Malgré mon pessimisme, je pense qu’il a toujours existé un sentiment de révolte contre l’injustice au niveau collectif. C’est ce qui fait de nous des humains. De ce point de vue, le potentiel d’action collective des syndicats et des organisations civiles est toujours aussi fort, ou même plus fort qu’il n’a jamais été. Le néolibéralisme est une théorie qui a échoué et qui a engendré un système économique qui a échoué. Les gens comprennent cela. Leur futur a été sacrifié pour résoudre une crise causée par la cupidité des communautés bancaires et des élites nationales. En cette période de sortie de crise, il y aura beaucoup d’opportunités pour récupérer un peu du terrain qui a été perdu dans les dernières décennies. Je suis relativement optimiste sur le long terme, bien que la crise nous ait fait quelque peu reculer au niveau social. Quant aux jeunes, ils représentent un véritable défi. Il s’agira de prouver aux jeunes que ce sont les syndicats qui sont capables de leur donner une voix sur le marché du travail. Le futur de ces organisations n’est donc pas complètement sombre. Cependant, à l’Ouest comme à l’Est, les syndicats devront passer par un processus de restructuration pour parvenir à intéresser les nouvelles générations et à les convaincre de leur utilité.
Qu’en est-il de l’implication de la société civile dans ces pays, et plus particulièrement des différentes manifestations contre la corruption dont nous avons été témoins ces dernières années en Bulgarie, en Roumanie et en Slovénie ?

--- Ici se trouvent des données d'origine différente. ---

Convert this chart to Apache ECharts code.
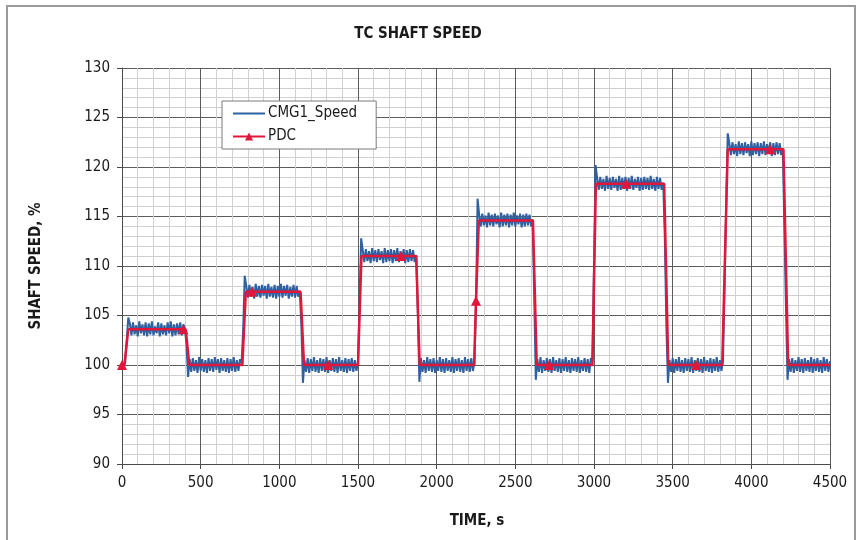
<!DOCTYPE html>
<html>
<head>
<meta charset="utf-8">
<script src="https://cdn.jsdelivr.net/npm/echarts@6/dist/echarts.min.js"></script>
<style>
  html, body { margin: 0; padding: 0; background: #ffffff; }
  #chart { width: 860px; height: 540px; }
</style>
</head>
<body>
<div id="chart"></div>
<script>
// ---------------- DATA ----------------
const chartTitle = 'TC SHAFT SPEED';
const xAxisTitle = 'TIME, s';
const yAxisTitle = 'SHAFT SPEED, %';
const seriesNames = ['CMG1_Speed', 'PDC'];
const xTicks = [0, 500, 1000, 1500, 2000, 2500, 3000, 3500, 4000, 4500];
const yTicks = [90, 95, 100, 105, 110, 115, 120, 125, 130];

// CMG1_Speed: one sample every 10 s, from 0 s to 4500 s
const speedSampleStep = 10;
const speedValues = [
  100.1, 99.9, 100.2, 102.5, 104.8,
  104.2, 103.0, 104.3, 103.1, 104.0, 102.9, 104.4, 103.2, 104.1, 103.0, 104.3, 102.9, 104.2, 103.1, 104.4, 103.0, 103.9, 103.2, 104.3, 102.9, 104.2, 103.1, 104.0, 103.0, 104.3, 103.2, 104.4, 102.9, 104.1, 103.0, 104.2, 103.1, 104.3, 103.0, 104.1,
  103.7, 102.0, 98.8,
  100.6, 99.3, 100.7, 99.4, 100.5, 99.2, 100.8, 99.4, 100.6, 99.3, 100.5, 99.2, 100.7, 99.4, 100.6, 99.3, 100.8, 99.5, 100.6, 99.2, 100.7, 99.4, 100.5, 99.3, 100.7, 99.2, 100.6, 99.4, 100.8, 99.3, 100.5, 99.4, 100.6,
  100.2, 103.5, 109.0,
  108.0, 106.8, 108.1, 106.9, 107.9, 106.7, 108.2, 106.9, 108.0, 106.8, 108.1, 107.0, 108.0, 106.7, 108.2, 106.9, 107.9, 106.8, 108.1, 106.7, 108.0, 106.9, 108.2, 106.8, 108.0, 107.0, 108.1, 106.7, 107.9, 106.9, 108.1, 106.8, 108.0, 106.9,
  107.5, 104.0, 98.2,
  100.5, 99.3, 100.7, 99.2, 100.6, 99.4, 100.8, 99.3, 100.5, 99.2, 100.7, 99.4, 100.6, 99.3, 100.8, 99.2, 100.5, 99.4, 100.7, 99.3, 100.6, 99.2, 100.8, 99.4, 100.5, 99.3, 100.7, 99.2, 100.6, 99.4, 100.7, 99.3, 100.5, 99.4,
  100.3, 106.5, 112.8,
  111.6, 110.4, 111.7, 110.5, 111.5, 110.3, 111.8, 110.5, 111.6, 110.4, 111.7, 110.6, 111.5, 110.3, 111.8, 110.4, 111.6, 110.5, 111.7, 110.3, 111.6, 110.5, 111.8, 110.4, 111.5, 110.6, 111.7, 110.3, 111.6, 110.4, 111.7, 110.5, 111.6, 110.4,
  111.1, 105.5, 98.3,
  100.7, 99.3, 100.5, 99.2, 100.8, 99.4, 100.6, 99.3, 100.7, 99.2, 100.5, 99.4, 100.8, 99.3, 100.6, 99.2, 100.7, 99.4, 100.5, 99.3, 100.8, 99.2, 100.6, 99.4, 100.7, 99.3, 100.5, 99.2, 100.8, 99.4, 100.6, 99.3, 100.7, 99.4,
  100.2, 106.0, 116.8,
  115.2, 114.0, 115.3, 114.1, 115.1, 113.9, 115.4, 114.1, 115.2, 114.0, 115.3, 114.2, 115.1, 113.9, 115.4, 114.0, 115.2, 114.1, 115.3, 113.9, 115.2, 114.1, 115.4, 114.0, 115.1, 114.2, 115.3, 113.9, 115.2, 114.0, 115.3, 114.1, 115.2, 114.0,
  114.7, 107.0, 98.5,
  100.6, 99.3, 100.8, 99.2, 100.5, 99.4, 100.7, 99.3, 100.6, 99.2, 100.8, 99.4, 100.5, 99.3, 100.7, 99.2, 100.6, 99.4, 100.8, 99.3, 100.5, 99.2, 100.7, 99.4, 100.6, 99.3, 100.8, 99.2, 100.5, 99.4, 100.7, 99.3, 100.6, 99.2, 100.7,
  100.4, 110.0, 120.2,
  118.9, 117.7, 119.0, 117.8, 118.8, 117.6, 119.1, 117.8, 118.9, 117.7, 119.0, 117.9, 118.8, 117.6, 119.1, 117.7, 118.9, 117.8, 119.0, 117.6, 118.9, 117.8, 119.1, 117.7, 118.8, 117.9, 119.0, 117.6, 118.9, 117.7, 119.0, 117.8, 118.9, 117.7, 119.1, 117.8, 118.8, 117.6, 119.0, 117.8, 118.9, 117.7,
  118.4, 113.0, 104.0, 98.2,
  100.5, 99.3, 100.7, 99.2, 100.6, 99.4, 100.8, 99.3, 100.5, 99.2, 100.7, 99.4, 100.6, 99.3, 100.8, 99.2, 100.5, 99.4, 100.7, 99.3, 100.6, 99.2, 100.8, 99.4, 100.5, 99.3, 100.7, 99.2, 100.6, 99.4, 100.8, 99.3, 100.5, 99.4,
  100.5, 108.0, 116.0, 123.4,
  122.4, 121.2, 122.5, 121.3, 122.3, 121.1, 122.6, 121.3, 122.4, 121.2, 122.5, 121.4, 122.3, 121.1, 122.6, 121.2, 122.4, 121.3, 122.5, 121.1, 122.4, 121.3, 122.6, 121.2, 122.3, 121.4, 122.5, 121.1, 122.4, 121.2, 122.5, 121.3, 122.4, 121.2,
  121.9, 114.0, 106.0, 98.5,
  100.6, 99.3, 100.7, 99.2, 100.5, 99.4, 100.8, 99.3, 100.6, 99.2, 100.7, 99.4, 100.5, 99.3, 100.8, 99.2, 100.6, 99.4, 100.7, 99.3, 100.5, 99.2, 100.8, 99.4, 100.6, 99.3, 100.4
];

// PDC: step profile, times (s) and values (%)
const pdcTimes  = [0,   15,  40,    390,   405,   428, 765, 787,   826,   1135,  1157, 1310, 1500, 1522,  1773,  1870,  1892, 2238, 2250,  2268,  2612,  2636, 2714, 2990, 3012,  3204,  3446,  3472, 3649, 3815, 3850,  4119,  4204,  4234, 4500];
const pdcValues = [100, 100, 103.6, 103.6, 103.6, 100, 100, 107.4, 107.4, 107.4, 100,  100,  100,  111.0, 111.0, 111.0, 100,  100,  106.5, 114.6, 114.6, 100,  100,  100,  118.3, 118.3, 118.3, 100,  100,  100,  121.8, 121.8, 121.8, 100,  100];
// times at which the PDC triangle marker is drawn
const pdcMarkerTimes = [0, 390, 826, 1310, 1773, 2250, 2714, 3204, 3649, 4119];

// ---------------- CHART ----------------
const FONT = '"DejaVu Sans Condensed", "DejaVu Sans", sans-serif';
const BLUE = '#2f60a0';
const RED = '#e0173a';
const speedData = speedValues.map((v, i) => [i * speedSampleStep, v]);
const pdcData = pdcTimes.map((t, i) => {
  const isMarker = pdcMarkerTimes.indexOf(t) >= 0;
  return isMarker
    ? { value: [t, pdcValues[i]], symbol: 'triangle', symbolSize: 10 }
    : { value: [t, pdcValues[i]], symbol: 'none' };
});

const chart = echarts.init(document.getElementById('chart'), null, { renderer: 'canvas' });
chart.setOption({
  animation: false,
  backgroundColor: '#ffffff',
  title: {
    text: chartTitle,
    left: 413, top: 22, textAlign: 'center',
    textStyle: { fontFamily: FONT, fontSize: 15, fontWeight: 'bold', color: '#1a1a1a' }
  },
  legend: {
    orient: 'vertical',
    left: 222, top: 101,
    data: [
      { name: seriesNames[0], itemStyle: { opacity: 0, color: 'rgba(0,0,0,0)', borderWidth: 0 } },
      { name: seriesNames[1] }
    ],
    backgroundColor: '#ffffff',
    borderColor: '#7a7a7a', borderWidth: 1, borderRadius: 0,
    padding: [5, 19, 5, 10],
    itemWidth: 32, itemHeight: 10, itemGap: 8,
    textStyle: { fontFamily: FONT, fontSize: 15, color: '#1a1a1a', padding: [0, 0, 0, -2] }
  },
  grid: { left: 122, top: 68, width: 708, height: 396, containLabel: false },
  xAxis: {
    type: 'value', min: xTicks[0], max: xTicks[xTicks.length - 1], interval: 500,
    axisLine: { show: true, lineStyle: { color: '#4a4a4a', width: 1 } },
    axisTick: { show: true, length: 5, lineStyle: { color: '#4a4a4a' } },
    axisLabel: { margin: 12, fontFamily: FONT, fontSize: 15, color: '#1a1a1a', formatter: v => String(v) },
    splitLine: { show: true, lineStyle: { color: '#5c5c5c', width: 1 } },
    minorTick: { show: false, splitNumber: 5 },
    minorSplitLine: { show: true, lineStyle: { color: '#d0d0d0', width: 1 } }
  },
  yAxis: {
    type: 'value', min: yTicks[0], max: yTicks[yTicks.length - 1], interval: 5,
    axisLine: { show: true, lineStyle: { color: '#4a4a4a', width: 1 } },
    axisTick: { show: true, length: 5, lineStyle: { color: '#4a4a4a' } },
    axisLabel: { margin: 12, fontFamily: FONT, fontSize: 15, color: '#1a1a1a', formatter: v => String(v) },
    splitLine: { show: true, lineStyle: { color: '#5c5c5c', width: 1 } },
    minorTick: { show: false, splitNumber: 5 },
    minorSplitLine: { show: true, lineStyle: { color: '#d0d0d0', width: 1 } }
  },
  graphic: [
    { type: 'rect', shape: { x: 7, y: 6, width: 848, height: 545 }, style: { fill: 'none', stroke: '#9a9a9a', lineWidth: 2 }, silent: true, z: -1 },
    { type: 'text', x: 477, y: 521, style: { text: xAxisTitle, fontFamily: FONT, fontSize: 15, fontWeight: 'bold', fill: '#1a1a1a', align: 'center', verticalAlign: 'middle' } },
    { type: 'text', x: 36, y: 266, rotation: Math.PI / 2, style: { text: yAxisTitle, fontFamily: FONT, fontSize: 15, fontWeight: 'bold', fill: '#1a1a1a', align: 'center', verticalAlign: 'middle' } }
  ],
  series: [
    {
      name: seriesNames[0], type: 'line', data: speedData,
      symbol: 'none', showSymbol: false,
      lineStyle: { color: BLUE, width: 2 },
      itemStyle: { color: BLUE },
      z: 2
    },
    {
      name: seriesNames[1], type: 'line', data: pdcData,
      symbol: 'triangle', symbolSize: 10, showSymbol: true,
      lineStyle: { color: RED, width: 2.5 },
      itemStyle: { color: RED },
      z: 3
    }
  ]
});
</script>
</body>
</html>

Il s’agit des premiers bourgeons d’une nouvelle forme de mouvement social qui deviendra extrêmement importante dans les années à venir. En ce moment même, les Bulgares protestent contre ce qu’ils appellent 25 ans de fausse transition. Ce que je lis sur les banières de ces manifestants me rend très optimiste : « On reste, vous partez », « Rendez-nous notre pays ! ». Le nombre de ces manifestations ne fera qu’augmenter. Pourtant, cela sera plus difficile dans certains pays comme les pays baltes, où il y a à la fois moins de tradition de militantisme social et un système de répression très développé. Le printemps arabe a montré que quand les choses deviennent intolérables, les gens sortent protester dans la rue. Même avec des systèmes de police élaborés, il est impossible de les arrêter.
Qu’en est-il de la Pologne, des pays baltes et de la République Tchèque où il n’y a pas vraiment eu de mouvements de protestation ?
Il est vrai qu’il n’y a pas eu de manifestations conséquentes dans ces pays. Il n’empêche que la corruption est habituellement ce que les gens considèrent comme le moins tolérable. Même quand des affaires de corruption sont dévoilées, il n’y a pas toujours de réaction de la société civile. On sait par exemple qu’en Lettonie, alors que les salaires des travailleurs ont été diminués, les membres du gouvernement se sont alloués des bonus conséquents sans que le peuple ne s’insurge. Le problème, c’est que l’ensemble de la population ne comprend pas encore la notion de corruption. Mais à le long terme, ces politiciens ne servent que leur intérêt personnel aux dépens de leurs concitoyens qui se révolteront un jour contre cet état de fait.
Charles Woolfson est professeur d’études sociales à REMESO, l’Institut de Recherche sur la Migration, l’Ethnicité et le Société à l’Université de Linköping, en Suède. Jusqu’en 2009, il détenait la chaire d’études sociales au Département de Droit de l’Université de Glasgow. Entre 2000 et 2009, Woolfson vivait dans les pays baltes, et fut nommé à la chaire Marie Curie de la Commission Européenne de 2004 à 2009. Durant cette période, il a enseigné et fait de la recherche dans cette région.